The new SAT’s debut is just weeks away, and many of its components are being built on the same research studies and with the same methods used for the PSAT. It would seem prudent to establish credibility with PSAT data now rather than play catch-up after final SAT numbers are released.
While College Board long ago outgrew its official name — College Entrance Examination Board — the PSAT and SAT are still in transition from an earlier time. While the public may still think of the PSAT and SAT primarily as college admission tests, the exams are being tasked with an increasing number of duties — assessment, alignment, benchmarking, merit, gatekeeping, placement— for an increasing number of students and educators. States such as Connecticut, Michigan, Illinois, and Colorado have recently made expensive commitments to the SAT because of the promise of the redesign. Later this year, thousands of colleges will start receiving the new scores and slotting them into millions of applicant files (along with ACT scores). There is no slow build in standardized testing — change happens all at once. The inevitability of the new test, though, does not mean that College Board need only pay attention to operational aspects. The rapid rise in public funding for the PSAT and SAT and the increasing number of tasks for which the exams claim competency require an increased level of scrutiny, accountability, and transparency.
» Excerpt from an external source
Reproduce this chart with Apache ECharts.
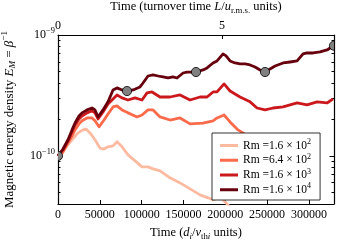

The Compass report (web version here) identifies examples of the myriad ways in which the redesigned tests will have to find their way. Implementing an entirely new college admission exam is a Herculean undertaking, and College Board set ambitious delivery goals for both rollout and validity. Efforts to meet deadlines must not undermine the original impetus for the redesign. Trust in the new exam should not come from the fact that its name reuses three letters; students and colleges deserve an SAT that judges fairly and openly.